Over time, GitLab CI became a core pillar of GitLab’s product strategy. Features like merge request pipelines, security scanning, and deployment tracking turned it into a DevOps platform. GitLab also developed a marketplace of CI templates and integrations, which helped teams adopt best practices quickly.
GitLab CI’s evolution reflects the industry shift toward integrated DevOps platforms. By combining source control, CI/CD, and collaboration, it reduced tool sprawl and simplified workflows. At the same time, its runner architecture maintained openness, allowing teams to customize execution environments as needed.
Today, GitLab CI is widely used in both self-hosted and SaaS GitLab deployments. Its history highlights the value of deep integration between code hosting and automation, and it remains a key option for teams that want a single platform for their development lifecycle.
GitLab CI also benefited from tight integration with merge requests and code review. Pipelines could run automatically on proposed changes, displaying results directly in the review interface. This shortened feedback cycles and made it easier to enforce quality gates. As organizations adopted DevSecOps practices, GitLab CI added security and compliance scanning stages that could be embedded into the same pipeline workflow.

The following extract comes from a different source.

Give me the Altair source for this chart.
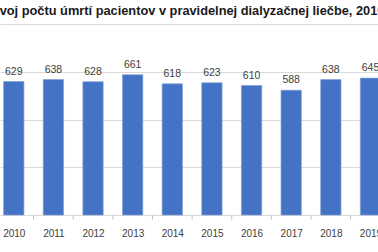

Another milestone for GitLab CI was the introduction of auto-scaling runners. This allowed teams to attach runners to cloud instances that scale based on demand, reducing idle capacity while preserving fast build times. The runner ecosystem continues to expand, making GitLab CI flexible enough for diverse workloads, from simple builds to GPU-heavy jobs.
GitLab CI’s support for artifacts and caching helped it scale in larger environments. Teams could store build outputs between stages and reuse dependencies across jobs, reducing build times. These performance optimizations made it practical for projects with large dependency graphs and frequent pipeline runs.